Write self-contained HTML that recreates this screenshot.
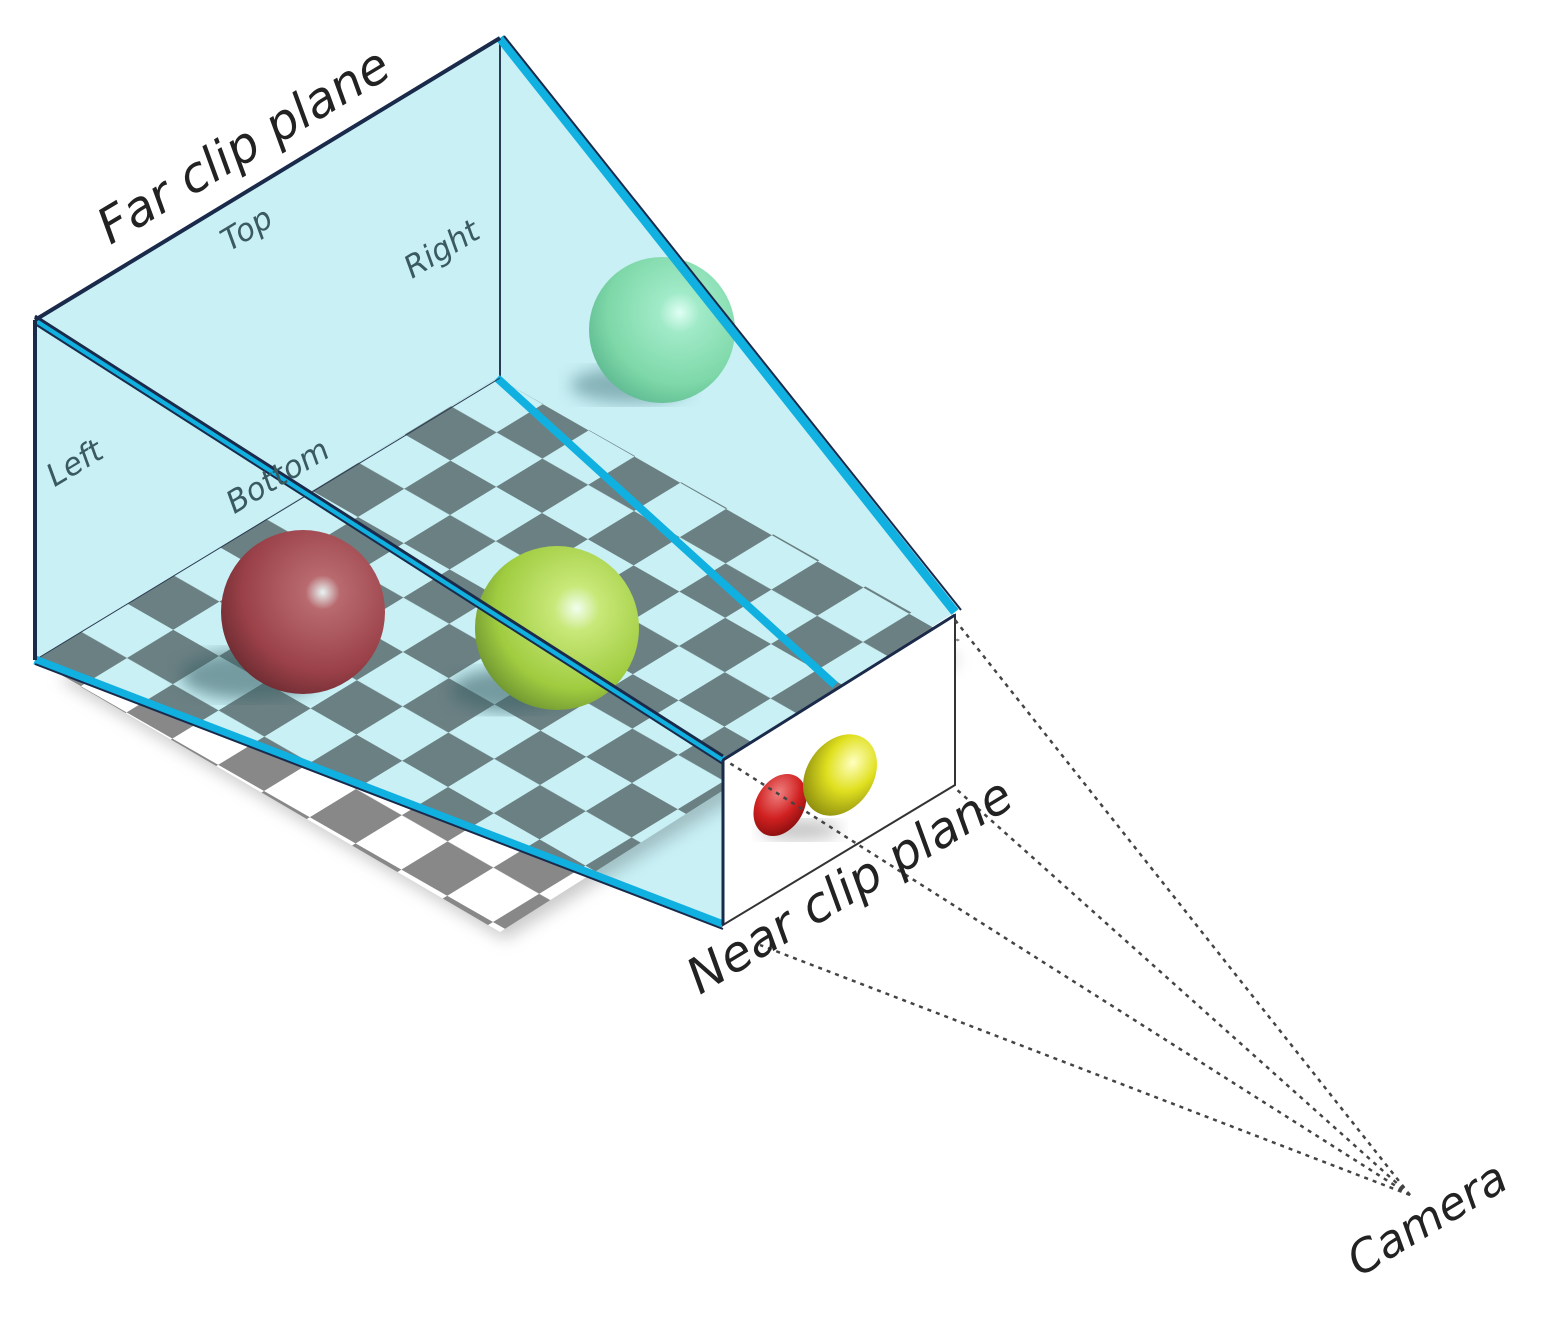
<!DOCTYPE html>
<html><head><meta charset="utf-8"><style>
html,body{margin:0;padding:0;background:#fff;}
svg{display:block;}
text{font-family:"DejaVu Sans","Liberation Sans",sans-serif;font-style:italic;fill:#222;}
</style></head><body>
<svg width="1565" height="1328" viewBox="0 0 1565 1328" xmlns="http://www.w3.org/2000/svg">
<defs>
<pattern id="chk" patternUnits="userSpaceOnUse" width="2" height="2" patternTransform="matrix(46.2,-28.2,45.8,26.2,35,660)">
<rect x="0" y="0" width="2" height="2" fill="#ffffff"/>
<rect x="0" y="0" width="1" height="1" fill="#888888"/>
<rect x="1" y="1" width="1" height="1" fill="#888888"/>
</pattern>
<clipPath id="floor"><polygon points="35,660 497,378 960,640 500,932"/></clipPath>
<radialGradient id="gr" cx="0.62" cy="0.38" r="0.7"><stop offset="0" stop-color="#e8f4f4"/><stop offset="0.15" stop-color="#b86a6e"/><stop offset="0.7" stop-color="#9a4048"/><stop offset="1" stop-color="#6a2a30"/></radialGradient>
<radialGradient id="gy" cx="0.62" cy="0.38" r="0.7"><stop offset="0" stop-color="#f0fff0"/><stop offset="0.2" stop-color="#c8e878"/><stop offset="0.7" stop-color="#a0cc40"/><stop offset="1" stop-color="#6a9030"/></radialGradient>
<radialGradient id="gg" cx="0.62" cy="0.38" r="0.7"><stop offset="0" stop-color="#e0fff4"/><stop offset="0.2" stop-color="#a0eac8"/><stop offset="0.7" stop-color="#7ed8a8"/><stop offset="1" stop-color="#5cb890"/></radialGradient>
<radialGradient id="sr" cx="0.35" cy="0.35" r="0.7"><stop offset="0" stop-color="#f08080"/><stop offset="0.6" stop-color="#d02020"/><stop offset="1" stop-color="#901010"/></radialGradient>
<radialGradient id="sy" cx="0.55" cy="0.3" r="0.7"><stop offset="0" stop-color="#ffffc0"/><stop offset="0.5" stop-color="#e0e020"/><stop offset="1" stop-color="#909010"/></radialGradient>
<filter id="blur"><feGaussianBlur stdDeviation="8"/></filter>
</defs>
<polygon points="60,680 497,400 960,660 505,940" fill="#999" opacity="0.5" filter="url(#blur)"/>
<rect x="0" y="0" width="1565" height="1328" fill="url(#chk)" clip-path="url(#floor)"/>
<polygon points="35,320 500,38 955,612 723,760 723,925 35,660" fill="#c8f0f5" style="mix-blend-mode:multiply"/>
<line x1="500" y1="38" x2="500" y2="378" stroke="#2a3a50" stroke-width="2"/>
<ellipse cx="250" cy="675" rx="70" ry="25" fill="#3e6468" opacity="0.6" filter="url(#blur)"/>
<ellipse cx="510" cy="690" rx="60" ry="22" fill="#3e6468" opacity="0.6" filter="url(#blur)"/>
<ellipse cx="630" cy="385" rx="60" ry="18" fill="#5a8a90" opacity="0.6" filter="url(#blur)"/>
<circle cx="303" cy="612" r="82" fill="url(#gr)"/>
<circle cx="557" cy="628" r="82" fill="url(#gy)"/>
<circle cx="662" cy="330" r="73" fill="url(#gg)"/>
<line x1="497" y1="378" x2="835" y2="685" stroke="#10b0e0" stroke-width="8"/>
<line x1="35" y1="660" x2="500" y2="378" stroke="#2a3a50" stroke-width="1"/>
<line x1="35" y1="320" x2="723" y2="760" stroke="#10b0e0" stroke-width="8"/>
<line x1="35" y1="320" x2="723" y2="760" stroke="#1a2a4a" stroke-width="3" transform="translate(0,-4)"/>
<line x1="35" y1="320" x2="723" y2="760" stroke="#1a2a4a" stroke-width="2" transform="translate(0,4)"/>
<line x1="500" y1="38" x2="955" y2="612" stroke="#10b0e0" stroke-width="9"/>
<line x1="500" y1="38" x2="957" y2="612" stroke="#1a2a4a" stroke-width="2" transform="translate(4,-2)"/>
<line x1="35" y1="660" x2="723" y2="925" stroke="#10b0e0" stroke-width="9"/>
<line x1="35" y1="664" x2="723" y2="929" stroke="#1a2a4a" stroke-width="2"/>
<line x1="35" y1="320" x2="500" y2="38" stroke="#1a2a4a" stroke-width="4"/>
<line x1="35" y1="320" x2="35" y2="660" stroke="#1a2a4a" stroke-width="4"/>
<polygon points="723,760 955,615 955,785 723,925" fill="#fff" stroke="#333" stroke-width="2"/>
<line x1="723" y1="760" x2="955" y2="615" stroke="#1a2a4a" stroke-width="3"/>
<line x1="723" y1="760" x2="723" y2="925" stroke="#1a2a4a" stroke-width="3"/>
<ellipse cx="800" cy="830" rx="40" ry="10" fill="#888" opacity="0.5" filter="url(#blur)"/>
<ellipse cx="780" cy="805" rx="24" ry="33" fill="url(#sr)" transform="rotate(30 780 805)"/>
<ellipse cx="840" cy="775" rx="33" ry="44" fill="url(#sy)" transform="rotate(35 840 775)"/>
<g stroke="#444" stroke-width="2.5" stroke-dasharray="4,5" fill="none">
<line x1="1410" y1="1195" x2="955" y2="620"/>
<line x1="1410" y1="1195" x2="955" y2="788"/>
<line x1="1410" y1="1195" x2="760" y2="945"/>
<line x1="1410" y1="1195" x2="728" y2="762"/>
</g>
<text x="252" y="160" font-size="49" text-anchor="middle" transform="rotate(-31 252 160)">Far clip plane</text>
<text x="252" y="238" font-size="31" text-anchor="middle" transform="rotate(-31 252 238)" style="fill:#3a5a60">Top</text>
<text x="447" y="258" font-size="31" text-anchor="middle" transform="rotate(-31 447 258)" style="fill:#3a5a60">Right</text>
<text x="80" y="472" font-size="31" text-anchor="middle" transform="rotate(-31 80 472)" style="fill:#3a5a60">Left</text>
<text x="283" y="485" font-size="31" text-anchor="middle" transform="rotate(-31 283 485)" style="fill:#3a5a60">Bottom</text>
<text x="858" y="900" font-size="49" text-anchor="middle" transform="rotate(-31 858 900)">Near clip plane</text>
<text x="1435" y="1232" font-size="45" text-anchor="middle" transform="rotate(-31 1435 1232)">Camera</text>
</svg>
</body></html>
++++
### The exercise
Images in the data above are to be skipped. Retype all other material exactly.

### Exercise response
Write self-contained HTML that recreates this screenshot.
<!DOCTYPE html>
<html><head><meta charset="utf-8"><style>
html,body{margin:0;padding:0;background:#fff;}
svg{display:block;}
text{font-family:"DejaVu Sans","Liberation Sans",sans-serif;font-style:italic;fill:#222;}
</style></head><body>
<svg width="1565" height="1328" viewBox="0 0 1565 1328" xmlns="http://www.w3.org/2000/svg">
<defs>
<pattern id="chk" patternUnits="userSpaceOnUse" width="2" height="2" patternTransform="matrix(46.2,-28.2,45.8,26.2,35,660)">
<rect x="0" y="0" width="2" height="2" fill="#ffffff"/>
<rect x="0" y="0" width="1" height="1" fill="#888888"/>
<rect x="1" y="1" width="1" height="1" fill="#888888"/>
</pattern>
<clipPath id="floor"><polygon points="35,660 497,378 960,640 500,932"/></clipPath>
<radialGradient id="gr" cx="0.62" cy="0.38" r="0.7"><stop offset="0" stop-color="#e8f4f4"/><stop offset="0.15" stop-color="#b86a6e"/><stop offset="0.7" stop-color="#9a4048"/><stop offset="1" stop-color="#6a2a30"/></radialGradient>
<radialGradient id="gy" cx="0.62" cy="0.38" r="0.7"><stop offset="0" stop-color="#f0fff0"/><stop offset="0.2" stop-color="#c8e878"/><stop offset="0.7" stop-color="#a0cc40"/><stop offset="1" stop-color="#6a9030"/></radialGradient>
<radialGradient id="gg" cx="0.62" cy="0.38" r="0.7"><stop offset="0" stop-color="#e0fff4"/><stop offset="0.2" stop-color="#a0eac8"/><stop offset="0.7" stop-color="#7ed8a8"/><stop offset="1" stop-color="#5cb890"/></radialGradient>
<radialGradient id="sr" cx="0.35" cy="0.35" r="0.7"><stop offset="0" stop-color="#f08080"/><stop offset="0.6" stop-color="#d02020"/><stop offset="1" stop-color="#901010"/></radialGradient>
<radialGradient id="sy" cx="0.55" cy="0.3" r="0.7"><stop offset="0" stop-color="#ffffc0"/><stop offset="0.5" stop-color="#e0e020"/><stop offset="1" stop-color="#909010"/></radialGradient>
<filter id="blur"><feGaussianBlur stdDeviation="8"/></filter>
</defs>
<polygon points="60,680 497,400 960,660 505,940" fill="#999" opacity="0.5" filter="url(#blur)"/>
<rect x="0" y="0" width="1565" height="1328" fill="url(#chk)" clip-path="url(#floor)"/>
<polygon points="35,320 500,38 955,612 723,760 723,925 35,660" fill="#c8f0f5" style="mix-blend-mode:multiply"/>
<line x1="500" y1="38" x2="500" y2="378" stroke="#2a3a50" stroke-width="2"/>
<ellipse cx="250" cy="675" rx="70" ry="25" fill="#3e6468" opacity="0.6" filter="url(#blur)"/>
<ellipse cx="510" cy="690" rx="60" ry="22" fill="#3e6468" opacity="0.6" filter="url(#blur)"/>
<ellipse cx="630" cy="385" rx="60" ry="18" fill="#5a8a90" opacity="0.6" filter="url(#blur)"/>
<circle cx="303" cy="612" r="82" fill="url(#gr)"/>
<circle cx="557" cy="628" r="82" fill="url(#gy)"/>
<circle cx="662" cy="330" r="73" fill="url(#gg)"/>
<line x1="497" y1="378" x2="835" y2="685" stroke="#10b0e0" stroke-width="8"/>
<line x1="35" y1="660" x2="500" y2="378" stroke="#2a3a50" stroke-width="1"/>
<line x1="35" y1="320" x2="723" y2="760" stroke="#10b0e0" stroke-width="8"/>
<line x1="35" y1="320" x2="723" y2="760" stroke="#1a2a4a" stroke-width="3" transform="translate(0,-4)"/>
<line x1="35" y1="320" x2="723" y2="760" stroke="#1a2a4a" stroke-width="2" transform="translate(0,4)"/>
<line x1="500" y1="38" x2="955" y2="612" stroke="#10b0e0" stroke-width="9"/>
<line x1="500" y1="38" x2="957" y2="612" stroke="#1a2a4a" stroke-width="2" transform="translate(4,-2)"/>
<line x1="35" y1="660" x2="723" y2="925" stroke="#10b0e0" stroke-width="9"/>
<line x1="35" y1="664" x2="723" y2="929" stroke="#1a2a4a" stroke-width="2"/>
<line x1="35" y1="320" x2="500" y2="38" stroke="#1a2a4a" stroke-width="4"/>
<line x1="35" y1="320" x2="35" y2="660" stroke="#1a2a4a" stroke-width="4"/>
<polygon points="723,760 955,615 955,785 723,925" fill="#fff" stroke="#333" stroke-width="2"/>
<line x1="723" y1="760" x2="955" y2="615" stroke="#1a2a4a" stroke-width="3"/>
<line x1="723" y1="760" x2="723" y2="925" stroke="#1a2a4a" stroke-width="3"/>
<ellipse cx="800" cy="830" rx="40" ry="10" fill="#888" opacity="0.5" filter="url(#blur)"/>
<ellipse cx="780" cy="805" rx="24" ry="33" fill="url(#sr)" transform="rotate(30 780 805)"/>
<ellipse cx="840" cy="775" rx="33" ry="44" fill="url(#sy)" transform="rotate(35 840 775)"/>
<g stroke="#444" stroke-width="2.5" stroke-dasharray="4,5" fill="none">
<line x1="1410" y1="1195" x2="955" y2="620"/>
<line x1="1410" y1="1195" x2="955" y2="788"/>
<line x1="1410" y1="1195" x2="760" y2="945"/>
<line x1="1410" y1="1195" x2="728" y2="762"/>
</g>
<text x="252" y="160" font-size="49" text-anchor="middle" transform="rotate(-31 252 160)">Far clip plane</text>
<text x="252" y="238" font-size="31" text-anchor="middle" transform="rotate(-31 252 238)" style="fill:#3a5a60">Top</text>
<text x="447" y="258" font-size="31" text-anchor="middle" transform="rotate(-31 447 258)" style="fill:#3a5a60">Right</text>
<text x="80" y="472" font-size="31" text-anchor="middle" transform="rotate(-31 80 472)" style="fill:#3a5a60">Left</text>
<text x="283" y="485" font-size="31" text-anchor="middle" transform="rotate(-31 283 485)" style="fill:#3a5a60">Bottom</text>
<text x="858" y="900" font-size="49" text-anchor="middle" transform="rotate(-31 858 900)">Near clip plane</text>
<text x="1435" y="1232" font-size="45" text-anchor="middle" transform="rotate(-31 1435 1232)">Camera</text>
</svg>
</body></html>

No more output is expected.